[Short exercise]: Restate, exactly and without pictures, the lines from the start of the listing below through the line holding "ctx.fillRect(area.left, area.top, area.right".
======== Available data ========
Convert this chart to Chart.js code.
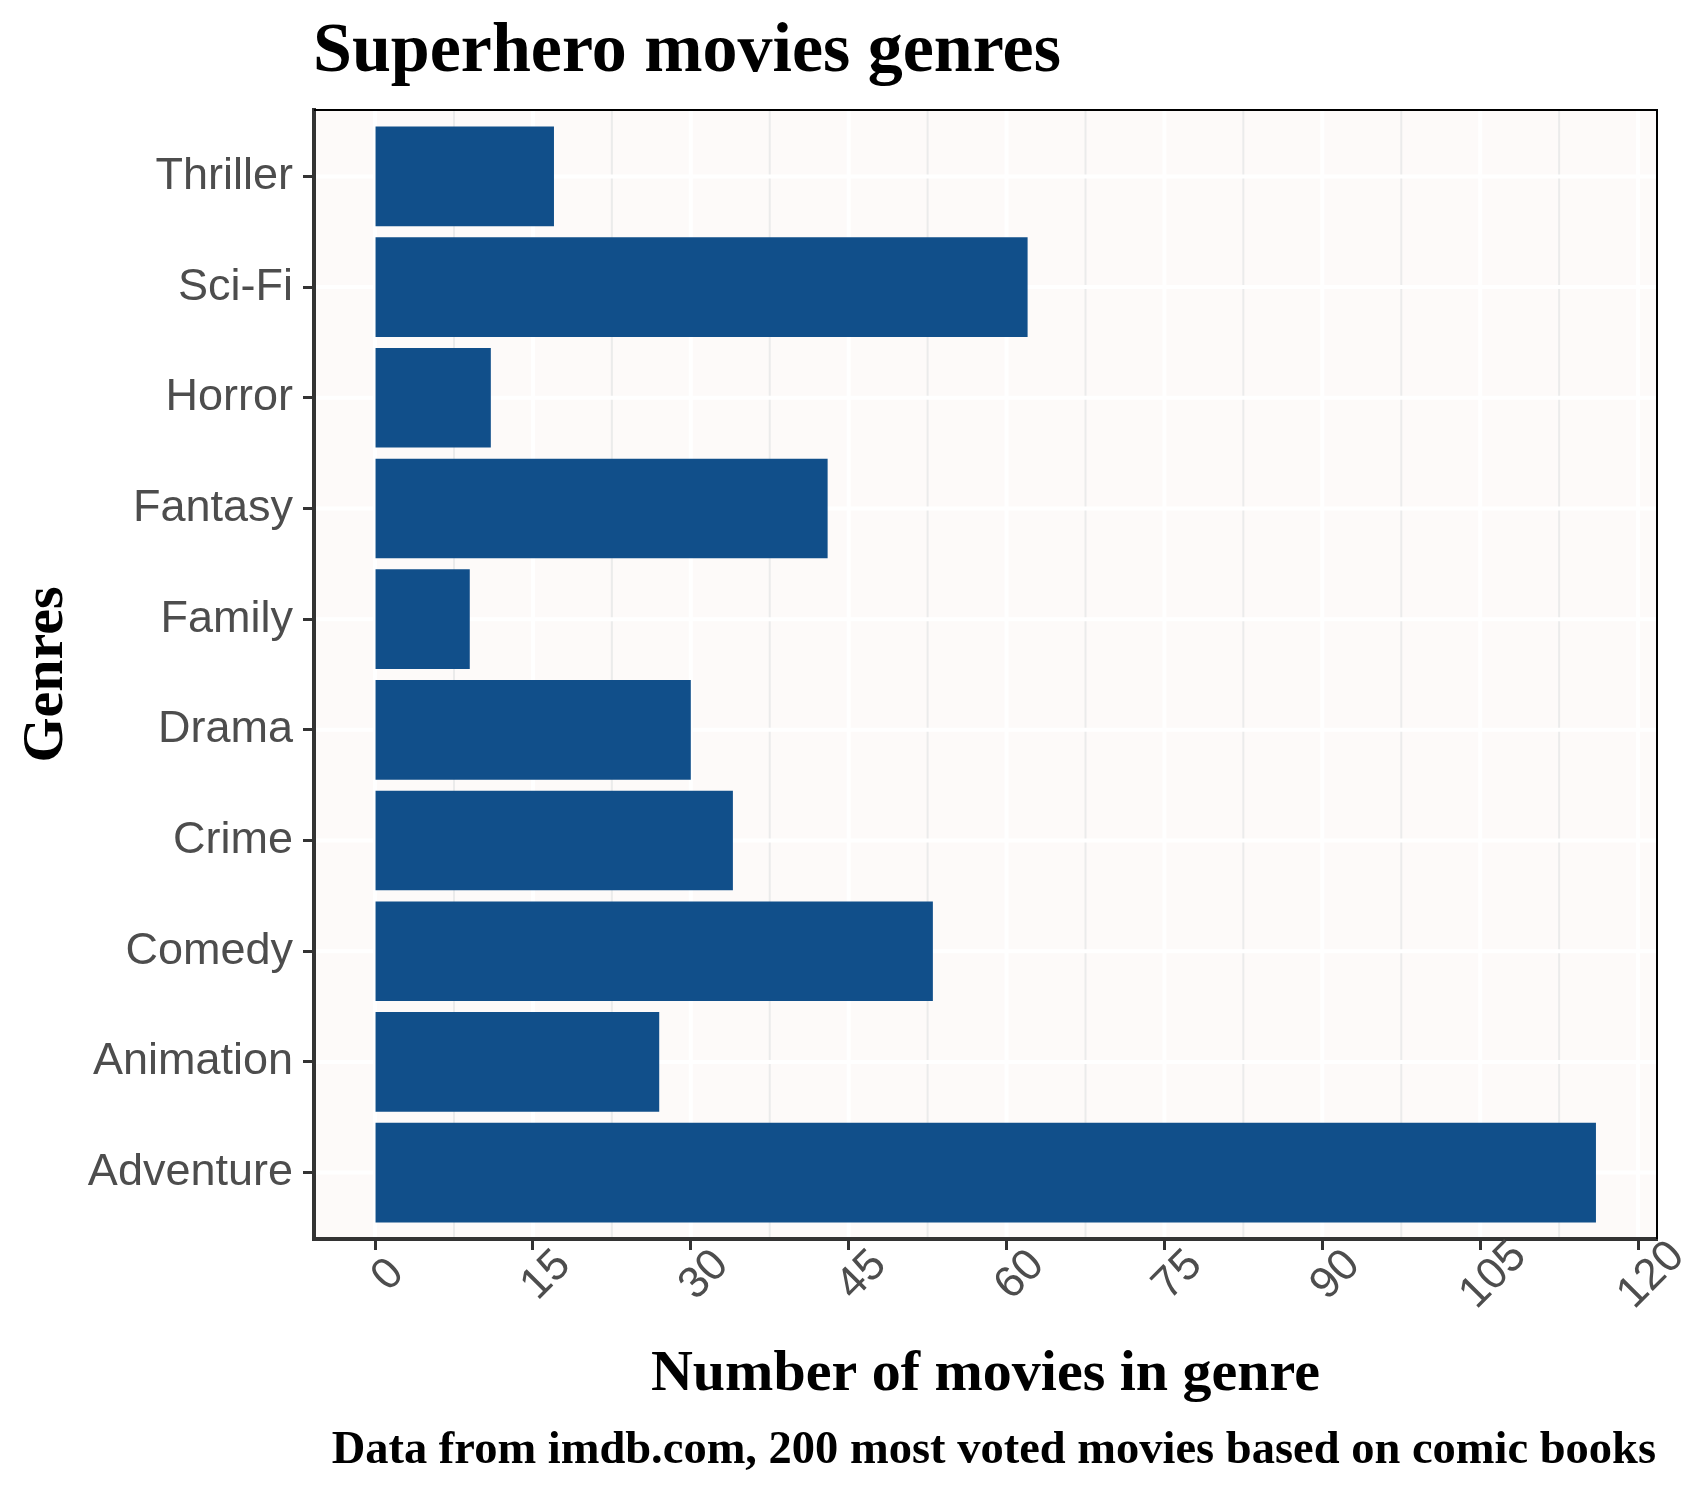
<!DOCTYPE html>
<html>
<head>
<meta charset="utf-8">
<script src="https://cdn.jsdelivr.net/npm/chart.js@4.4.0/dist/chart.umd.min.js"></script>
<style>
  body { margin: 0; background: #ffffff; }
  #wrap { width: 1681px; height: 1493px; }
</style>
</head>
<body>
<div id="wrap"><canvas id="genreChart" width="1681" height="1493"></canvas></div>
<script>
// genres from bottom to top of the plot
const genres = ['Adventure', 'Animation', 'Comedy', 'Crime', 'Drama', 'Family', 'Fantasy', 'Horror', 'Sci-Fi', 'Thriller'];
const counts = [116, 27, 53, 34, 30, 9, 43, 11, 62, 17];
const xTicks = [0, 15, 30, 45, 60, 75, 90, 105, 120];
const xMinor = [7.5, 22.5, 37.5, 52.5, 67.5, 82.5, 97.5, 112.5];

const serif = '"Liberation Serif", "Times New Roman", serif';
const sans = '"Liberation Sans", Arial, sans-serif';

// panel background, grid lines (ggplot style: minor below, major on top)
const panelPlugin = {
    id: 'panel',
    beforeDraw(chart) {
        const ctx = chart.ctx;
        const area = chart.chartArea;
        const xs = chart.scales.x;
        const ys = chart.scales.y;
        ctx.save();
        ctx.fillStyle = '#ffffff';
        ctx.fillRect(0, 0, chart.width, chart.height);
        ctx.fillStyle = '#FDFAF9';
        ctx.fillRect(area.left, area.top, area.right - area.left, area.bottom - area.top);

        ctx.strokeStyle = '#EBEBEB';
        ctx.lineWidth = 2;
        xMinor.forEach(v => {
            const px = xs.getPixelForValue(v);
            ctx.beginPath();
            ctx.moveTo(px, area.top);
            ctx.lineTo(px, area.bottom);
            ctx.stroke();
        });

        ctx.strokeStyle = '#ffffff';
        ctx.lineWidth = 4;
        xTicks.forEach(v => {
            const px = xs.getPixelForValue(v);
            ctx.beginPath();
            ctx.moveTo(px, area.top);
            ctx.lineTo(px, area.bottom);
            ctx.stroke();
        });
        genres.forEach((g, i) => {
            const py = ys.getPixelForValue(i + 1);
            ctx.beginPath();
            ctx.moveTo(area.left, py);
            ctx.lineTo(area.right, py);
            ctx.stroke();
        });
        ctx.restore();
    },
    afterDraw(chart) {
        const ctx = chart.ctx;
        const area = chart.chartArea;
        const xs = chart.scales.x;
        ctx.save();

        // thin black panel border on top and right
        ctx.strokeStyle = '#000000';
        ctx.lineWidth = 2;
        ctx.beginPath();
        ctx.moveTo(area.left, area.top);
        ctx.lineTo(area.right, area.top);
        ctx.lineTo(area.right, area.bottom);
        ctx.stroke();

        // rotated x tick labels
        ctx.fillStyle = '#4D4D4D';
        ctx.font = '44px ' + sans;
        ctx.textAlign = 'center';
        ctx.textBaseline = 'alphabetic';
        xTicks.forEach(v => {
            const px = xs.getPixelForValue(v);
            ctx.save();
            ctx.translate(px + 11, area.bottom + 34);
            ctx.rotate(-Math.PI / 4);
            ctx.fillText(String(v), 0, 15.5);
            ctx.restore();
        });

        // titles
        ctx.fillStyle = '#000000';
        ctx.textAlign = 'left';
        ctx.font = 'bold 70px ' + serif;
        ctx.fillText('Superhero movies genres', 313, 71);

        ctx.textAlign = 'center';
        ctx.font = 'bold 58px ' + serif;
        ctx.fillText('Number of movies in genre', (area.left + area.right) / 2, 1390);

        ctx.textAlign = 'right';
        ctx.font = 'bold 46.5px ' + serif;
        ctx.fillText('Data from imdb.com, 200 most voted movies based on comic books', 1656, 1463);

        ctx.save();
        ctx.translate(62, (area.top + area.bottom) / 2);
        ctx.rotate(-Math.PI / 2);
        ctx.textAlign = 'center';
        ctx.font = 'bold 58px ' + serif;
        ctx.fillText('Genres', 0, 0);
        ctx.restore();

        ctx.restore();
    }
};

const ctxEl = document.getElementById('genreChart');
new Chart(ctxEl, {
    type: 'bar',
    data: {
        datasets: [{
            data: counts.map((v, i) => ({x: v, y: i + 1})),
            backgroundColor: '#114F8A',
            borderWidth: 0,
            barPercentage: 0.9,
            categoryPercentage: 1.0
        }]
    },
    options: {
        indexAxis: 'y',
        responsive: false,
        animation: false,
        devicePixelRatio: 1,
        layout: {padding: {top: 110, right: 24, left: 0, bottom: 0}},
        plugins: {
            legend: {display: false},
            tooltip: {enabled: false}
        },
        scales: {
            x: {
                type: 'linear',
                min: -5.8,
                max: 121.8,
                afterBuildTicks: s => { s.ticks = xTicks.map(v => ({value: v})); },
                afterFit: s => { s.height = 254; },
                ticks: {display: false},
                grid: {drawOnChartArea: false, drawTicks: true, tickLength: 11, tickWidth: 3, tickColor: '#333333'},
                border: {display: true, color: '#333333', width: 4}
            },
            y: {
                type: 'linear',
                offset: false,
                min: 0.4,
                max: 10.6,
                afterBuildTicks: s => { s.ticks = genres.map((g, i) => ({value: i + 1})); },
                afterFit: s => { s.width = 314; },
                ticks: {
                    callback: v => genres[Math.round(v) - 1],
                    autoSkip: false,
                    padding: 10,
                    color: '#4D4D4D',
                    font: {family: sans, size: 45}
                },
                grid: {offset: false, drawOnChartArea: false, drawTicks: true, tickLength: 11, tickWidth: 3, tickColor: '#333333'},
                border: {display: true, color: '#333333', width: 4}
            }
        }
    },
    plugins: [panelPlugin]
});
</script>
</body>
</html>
========
[Answer to the task]:
Convert this chart to Chart.js code.
<!DOCTYPE html>
<html>
<head>
<meta charset="utf-8">
<script src="https://cdn.jsdelivr.net/npm/chart.js@4.4.0/dist/chart.umd.min.js"></script>
<style>
  body { margin: 0; background: #ffffff; }
  #wrap { width: 1681px; height: 1493px; }
</style>
</head>
<body>
<div id="wrap"><canvas id="genreChart" width="1681" height="1493"></canvas></div>
<script>
// genres from bottom to top of the plot
const genres = ['Adventure', 'Animation', 'Comedy', 'Crime', 'Drama', 'Family', 'Fantasy', 'Horror', 'Sci-Fi', 'Thriller'];
const counts = [116, 27, 53, 34, 30, 9, 43, 11, 62, 17];
const xTicks = [0, 15, 30, 45, 60, 75, 90, 105, 120];
const xMinor = [7.5, 22.5, 37.5, 52.5, 67.5, 82.5, 97.5, 112.5];

const serif = '"Liberation Serif", "Times New Roman", serif';
const sans = '"Liberation Sans", Arial, sans-serif';

// panel background, grid lines (ggplot style: minor below, major on top)
const panelPlugin = {
    id: 'panel',
    beforeDraw(chart) {
        const ctx = chart.ctx;
        const area = chart.chartArea;
        const xs = chart.scales.x;
        const ys = chart.scales.y;
        ctx.save();
        ctx.fillStyle = '#ffffff';
        ctx.fillRect(0, 0, chart.width, chart.height);
        ctx.fillStyle = '#FDFAF9';
        ctx.fillRect(area.left, area.top, area.right - area.left, area.bottom - area.top);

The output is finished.